SECOND, COMMIT YOURSELVES TO CHARACTER. Character has something to do with the principles you live your life. Integrity, the courage to do what is right whether it is popular or not or somebody is watching or not, is the kind of character we need today. We face new and greater challenges in today’s world. Our spiraling problems of economic decline and moral decay are growing each day. We cannot run away from these. You will be faced with many choices in your life, many of them difficult, which will test you and test your character.
THIRD, COMMIT YOURSELVES TO SERVICE. I completely believe that success is not measured by what you get out of life but by what you give back to life. To make the very most out of life and the opportunities you have been given, you too must rise to your responsibility to your country and your fellowmen. When you turn your success into an opportunity for others, then you have lived your life in full.
WHEN I WAS STARTING TO CONCEPTUALIZE on what to talk about this afternoon, many of my good friends warned me to deal more on the superficial and avoid seemingly profound exhortations as they might simply fly above your heads, but will it not have wasted this rare opportunity to touch one, two or even more and be inspired to take the initial steps into a world out there exciting and full of promise for those willing to work hard and persevere. Remember that every work we do is a self-portrait of ourselves. So we should autograph our work with excellence.
THE WORLD OUT THERE IS BIG AND WONDERFUL AND EXCITING and it is your time to step into it.

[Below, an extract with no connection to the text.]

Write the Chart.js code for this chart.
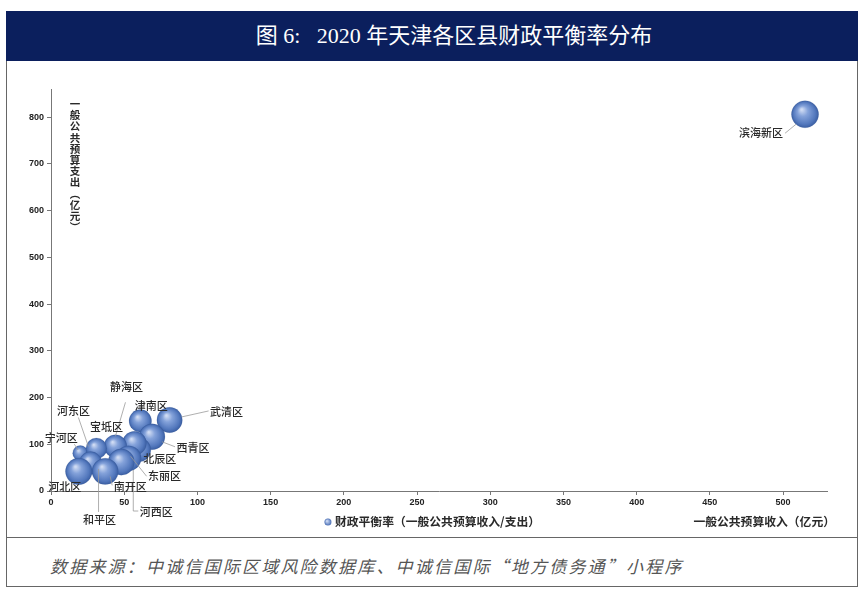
<!DOCTYPE html>
<html>
<head>
<meta charset="utf-8">
<script src="https://cdn.jsdelivr.net/npm/chart.js@4.4.1/dist/chart.umd.min.js"></script>
<style>
  body { margin:0; background:#fff; width:866px; height:592px; position:relative; overflow:hidden; }
  #frame { position:absolute; left:6px; top:11px; width:852px; height:576px; border:1px solid #666; box-sizing:border-box; }
  #titlebar { position:absolute; left:6px; top:11px; width:852px; height:50px; background:#0b1f5d;
              color:#fff; font-family:"Liberation Serif","Noto Sans CJK SC",serif; font-size:22px;
              line-height:50px; text-align:center; padding-left:44px; box-sizing:border-box; }
  #sep { position:absolute; left:6px; top:537px; width:852px; height:0; border-top:1px solid #666; }
  #source { position:absolute; left:50px; top:553px; font-family:"Noto Sans CJK SC",sans-serif; font-style:italic;
            font-size:17px; letter-spacing:2.2px; color:#555; }
  #chart { position:absolute; left:7px; top:61px; }
</style>
</head>
<body>
<div id="frame"></div>
<div id="titlebar">图 6:&nbsp;&nbsp; 2020 年天津各区县财政平衡率分布</div>
<canvas id="chart" width="851" height="476"></canvas>
<div id="sep"></div>
<div id="source">数据来源：中诚信国际区域风险数据库、中诚信国际“地方债务通”小程序</div>
<script>
//-----------------Data (亿元)
const districts   = ['滨海新区','武清区','津南区','西青区','北辰区','静海区','宝坻区','宁河区','河东区','东丽区','河西区','和平区','南开区','河北区']
const revenue     = [515, 81, 61, 69, 60, 57, 44, 20, 31, 53, 48, 27, 37, 19]     // 一般公共预算收入
const expenditure = [806, 152, 150, 116, 88, 102, 96, 81, 91, 70, 62, 60, 42, 42] // 一般公共预算支出
const balanceRate = [0.64, 0.56, 0.44, 0.58, 0.50, 0.50, 0.45, 0.20, 0.38, 0.55, 0.60, 0.45, 0.60, 0.62] // 财政平衡率
const xTicks = {min:0, max:530, step:50}
const yTicks = {min:0, max:860, step:100}
const seriesName = '财政平衡率（一般公共预算收入/支出）'
const xTitle = '一般公共预算收入（亿元）'
const yTitle = ['一','般','公','共','预','算','支','出','︵','亿','元','︶']

//-----------------Label placement (pixel offsets from bubble centre)
const labelLayout = {
  '滨海新区': {dx:-44, dy:19,  line:[[-20,19],[-9,10]]},
  '武清区':   {dx:57,  dy:-8,  line:[[39,-9],[12,-3]]},
  '津南区':   {dx:11,  dy:-15},
  '西青区':   {dx:41,  dy:11,  line:[[23,10],[10,5]]},
  '北辰区':   {dx:21,  dy:9},
  '静海区':   {dx:-8,  dy:-57, line:[[-9,-41],[-19,-7]]},
  '宝坻区':   {dx:-9,  dy:-19},
  '宁河区':   {dx:-19, dy:-15, line:[[-6,-9],[-2,-3]]},
  '河东区':   {dx:-23, dy:-38, line:[[-18,-31],[-8,-2]]},
  '东丽区':   {dx:36,  dy:18,  line:[[18,18],[2,-2]]},
  '河西区':   {dx:35,  dy:50,  line:[[17,49],[12,49],[12,8]]},
  '和平区':   {dx:9,   dy:57,  line:[[8,49],[8,6]]},
  '南开区':   {dx:25,  dy:15,  line:[[7,14],[5,5]]},
  '河北区':   {dx:-14, dy:15}
}

function bubbleRadius(i){
  return 17 * Math.sqrt(balanceRate[i])
}

// shaded sphere look
function sphereColor(ctx){
  const chart = ctx.chart
  const i = ctx.dataIndex
  if (i === undefined || !chart.scales.x) return '#5b80c6'
  const x = chart.scales.x.getPixelForValue(revenue[i])
  const y = chart.scales.y.getPixelForValue(expenditure[i])
  if (!isFinite(x) || !isFinite(y)) return '#5b80c6'
  const r = bubbleRadius(i)
  const g = chart.ctx.createRadialGradient(x - r*0.25, y - r*0.35, r*0.05, x, y, r)
  g.addColorStop(0, '#cfdbf3')
  g.addColorStop(0.35, '#84a2da')
  g.addColorStop(0.8, '#5378bd')
  g.addColorStop(1, '#3a5ea2')
  return g
}

const labelPlugin = {
  id:'labels',
  afterDatasetsDraw(chart){
    const ctx = chart.ctx
    const meta = chart.getDatasetMeta(0)
    ctx.save()
    ctx.font = '500 11px "Noto Sans CJK SC", sans-serif'
    ctx.textAlign = 'center'
    ctx.textBaseline = 'middle'
    meta.data.forEach((pt, i) => {
      const lay = labelLayout[districts[i]]
      if (lay.line){
        ctx.strokeStyle = '#9a9a9a'
        ctx.lineWidth = 0.8
        ctx.beginPath()
        lay.line.forEach((p, k) => {
          if (k === 0) ctx.moveTo(pt.x + p[0], pt.y + p[1])
          else ctx.lineTo(pt.x + p[0], pt.y + p[1])
        })
        ctx.stroke()
      }
      ctx.fillStyle = '#2a2a2a'
      ctx.fillText(districts[i], pt.x + lay.dx, pt.y + lay.dy)
    })
    ctx.restore()
  },
  afterDraw(chart){
    const ctx = chart.ctx
    const area = chart.chartArea
    ctx.save()
    ctx.fillStyle = '#2a2a2a'
    ctx.font = 'bold 10.5px "Noto Sans CJK SC", sans-serif'
    ctx.textBaseline = 'middle'
    // y title, stacked
    ctx.textAlign = 'center'
    yTitle.forEach((c, k) => {
      ctx.fillText(c, area.left + 24, area.top + 15 + k * 11.2)
    })
    // x title
    ctx.font = 'bold 11.8px "Noto Sans CJK SC", sans-serif'
    ctx.textAlign = 'right'
    ctx.fillText(xTitle, area.right + 8, 461)
    // legend
    ctx.textAlign = 'left'
    const w = ctx.measureText(seriesName).width
    const lx = chart.width / 2 - (w + 10) / 2
    const g = ctx.createRadialGradient(lx + 2, 460, 0.5, lx + 3, 461, 3.5)
    g.addColorStop(0, '#c8d6f2')
    g.addColorStop(1, '#4a6fb5')
    ctx.fillStyle = g
    ctx.beginPath()
    ctx.arc(lx + 3, 461, 3.5, 0, Math.PI * 2)
    ctx.fill()
    ctx.fillStyle = '#2a2a2a'
    ctx.fillText(seriesName, lx + 10, 461)
    ctx.restore()
  }
}

function dropOddTicks(step){
  return function(scale){
    scale.ticks = scale.ticks.filter(t => t.value % step === 0)
  }
}

const points = revenue.map((v, i) => ({x: v, y: expenditure[i]}))

new Chart(document.getElementById('chart'), {
  type:'bubble',
  data:{
    datasets:[{
      label: seriesName,
      data: points,
      radius: ctx => bubbleRadius(ctx.dataIndex),
      backgroundColor: sphereColor,
      borderColor: 'rgba(50,80,140,0.3)',
      borderWidth: 0.5
    }]
  },
  options:{
    responsive:false,
    animation:false,
    events:[],
    layout:{ padding:{left:0, top:28, right:31, bottom:0} },
    plugins:{ legend:{display:false}, tooltip:{enabled:false} },
    scales:{
      x:{
        type:'linear', min:xTicks.min, max:xTicks.max,
        afterFit(scale){ scale.height = 46 },
        afterBuildTicks: dropOddTicks(xTicks.step),
        ticks:{ stepSize:xTicks.step, color:'#222', padding:2, maxRotation:0,
                font:{family:'Arial, "Liberation Sans"', size:9, weight:'bold'} },
        grid:{ drawOnChartArea:false, tickLength:4, color:'#777' },
        border:{ color:'#777' }
      },
      y:{
        type:'linear', min:yTicks.min, max:yTicks.max,
        afterFit(scale){ scale.width = 44 },
        afterBuildTicks: dropOddTicks(yTicks.step),
        ticks:{ stepSize:yTicks.step, color:'#222', padding:3,
                font:{family:'Arial, "Liberation Sans"', size:9, weight:'bold'} },
        grid:{ drawOnChartArea:false, tickLength:4, color:'#777' },
        border:{ color:'#777' }
      }
    }
  },
  plugins:[labelPlugin]
})
</script>
</body>
</html>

I ask of you to hold onto your diplomas and aspire to be better and take them into the world always hopeful. Commit yourselves to a life of excellence, character and noble service.
DEAR YOUNG GRADUATES, THE FUTURE IS TODAY. For parents and mentors, we are looking with deep fulfillment and pride at what was once the future – that child has grown, and today he or she will be honored for a job well done.
MY DEAR YOUNG GRADUATES, as you go out of your alma mater, dream bigger and higher and aim to become larger than your dreams.
GOOD AFTERNOON AND CONGRATULATIONS TO ALL.